1997 Kobe Bryant Card Metal Universe

Any signs of the collectible card market slowing down after its pandemic boom are apparently premature. The latest example: a rare Kobe Bryant basketball card that just set a new sale record—and it’s not even his rookie card.

On Tuesday, PWCC Marketplace announced a 1997-98 Metal Universe Precious Metal Gems Emerald—featuring the young Bryant wearing a No. 8 jersey and dishing a pass mid-flight—went for $2 million in a private sale, the sports card auction site confirmed to Robb Report. The sale was brokered sometime last week, and it’s the Black Mamba’s highest-selling card of all time.

Although it doesn’t include features that are usually associated with hefty prices—an autograph or a swatch of a game-worn jersey—this Metal Universe card is still rare. It’s four out of 100 and only the first 10 cards of the set received an emerald variation; the other Precious Metal Gem inserts are red.

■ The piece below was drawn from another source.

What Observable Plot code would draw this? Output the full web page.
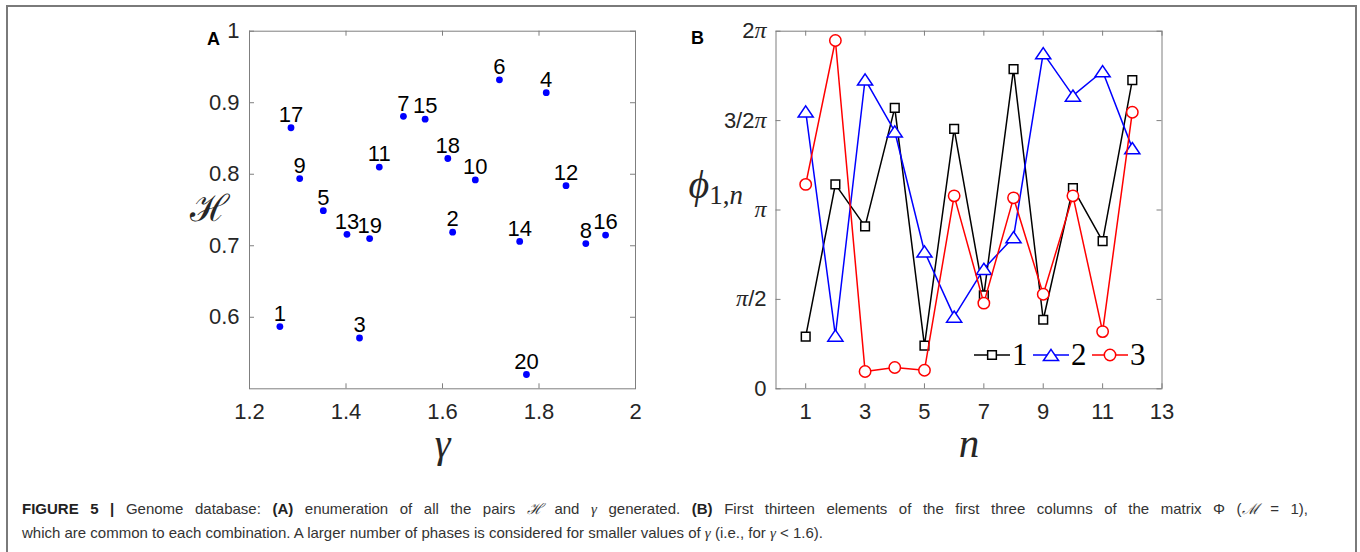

The card received an 8.5 for it’s condition by Beckett Grading Services, tied for the highest score that the card has ever received. That’s lower than ones featured in other high-end sales, but the 1997-98 Precious Metal Gems set is a tough grade due to chipping, according to Beckett. That hasn’t diminished their desirability though.

“These Precious Metal Gems variants are arguably the most desired insert card in the entire world,” Jesse Craig, director of business development at PWCC, said in a statement. “These set the tone for the insert market going forward. It’s just incredibly difficult to find them in any condition, and because of their delicate nature, to find one in such good condition is incredibly rare.”

The previous highest-selling Bryant card—a graded, BGS10 Pristine Black Label 1996-97 Topps Chrome Refractor rookie card—sold for nearly $1.8 million in March 2021. The latest sale of the late Laker legend marks one of the few times a basketball card has reached the $2 million plateau.

However, prices have inflated during the pandemic. Last year, a Luka Doncic rookie card became the most expensive NBA card sale at $4.6 million. Only a month later, a 2003 Exquisite LeBron James Patch Auto rookie card eclipsed the record, selling for $5.2 million. Then last summer, an ultra-rare, autographed Steph Curry rookie card sold for $5.9 million. So although the Bryant card fetched a high price, it came nowhere close to breaking Curry’s record.